Who owns the data and project outputs?

The client should retain ownership of its data and the deliverables defined as client-owned in the agreement. Contracts should clarify intellectual property, reusable methods, custom code, platform licenses, credentials, environments, documentation, data retention, deletion, export, and transition rights. Ownership details vary by engagement and should be reviewed before work starts.

Can Rudrriv help us switch from another provider?

Yes, a structured transition can be included when access and cooperation are available. Typical steps include documentation review, environment assessment, knowledge transfer, backlog and incident triage, rule validation, operational shadowing, access changes, continuity planning, and acceptance criteria. The transition risk depends on documentation quality, platform access, unresolved defects, and outgoing-provider support.

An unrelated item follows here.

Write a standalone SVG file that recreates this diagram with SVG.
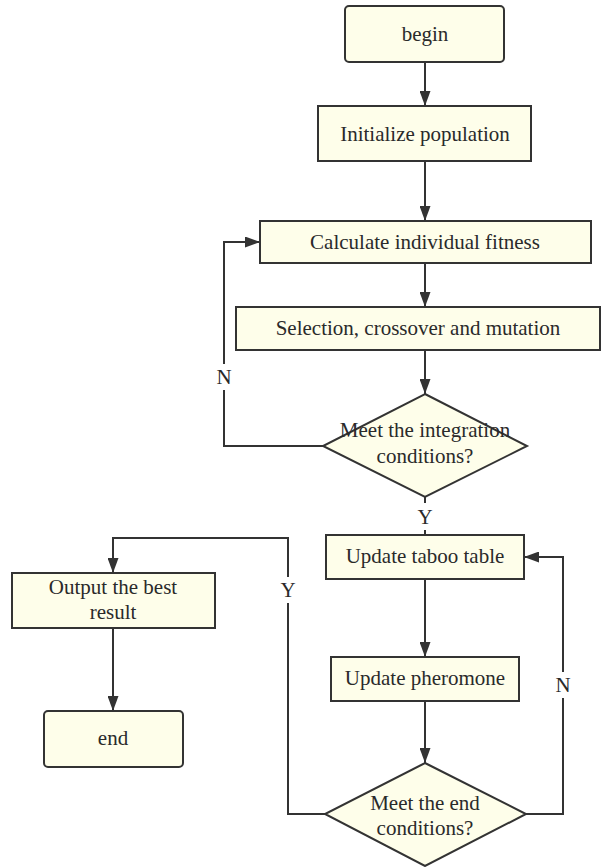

How are MDM results measured?

Results are measured against agreed baselines and business use cases. Relevant indicators include duplicate rate, completeness, validity, consistency, match precision, unresolved exceptions, stewardship turnaround, reconciliation variance, integration failures, hierarchy accuracy, user adoption, and process outcomes. Measures require clear definitions, reliable timestamps, representative samples, and context; improvement cannot be guaranteed without sustained ownership and participation.